If $p$ is the smallest prime that divides $|G|$, then 'proper normal subgroup of largest order' and 'normal subgroup of index $p$' are equivalent, aren't they? Based on this, I've been trying to start with the quotient, which is of order $p$ and must be simple, and work backward. I don't know that this is necessarily a good approach.
I'm not making too much progress toward a proof, and any hints (not answers) would be much appreciated.
Best Answer
A normal subgroup of prime index is maximal, but it need not be "of largest order." For example, in the cyclic group of order $6$ generated by $x$, $\langle x^3\rangle$ is of prime index (namely, index $3$), but is not of largest order (the largest order for a proper normal subgroup is $3$, given by $\langle x^2\rangle$). The mistake here is that even though a normal subgroup of prime index cannot be properly contained in a proper subgroup, it can have smaller size than a subgroup that does not contain it.

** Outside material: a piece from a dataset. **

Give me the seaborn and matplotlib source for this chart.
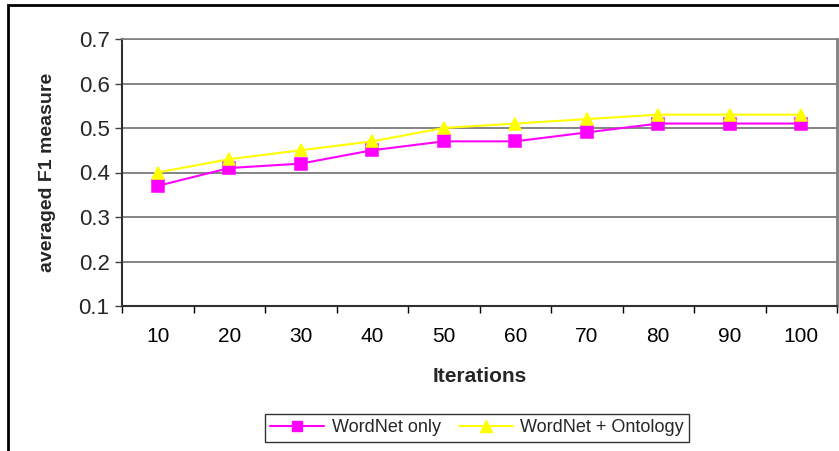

Also: you cannot assume that you can do a quotient modulo a subgroup of index $p$ unless you first prove that the subgroup is normal. So using the quotient would be circular.
As for the proof of this standard problem: consider the action of $G$ on the left cosets of $H$ given by $g\cdot xH =gxH$. This induces a group homomorphism from $G$ to $S_{G/H}$, the permutation group of the cosets, with kernel contained in $H$.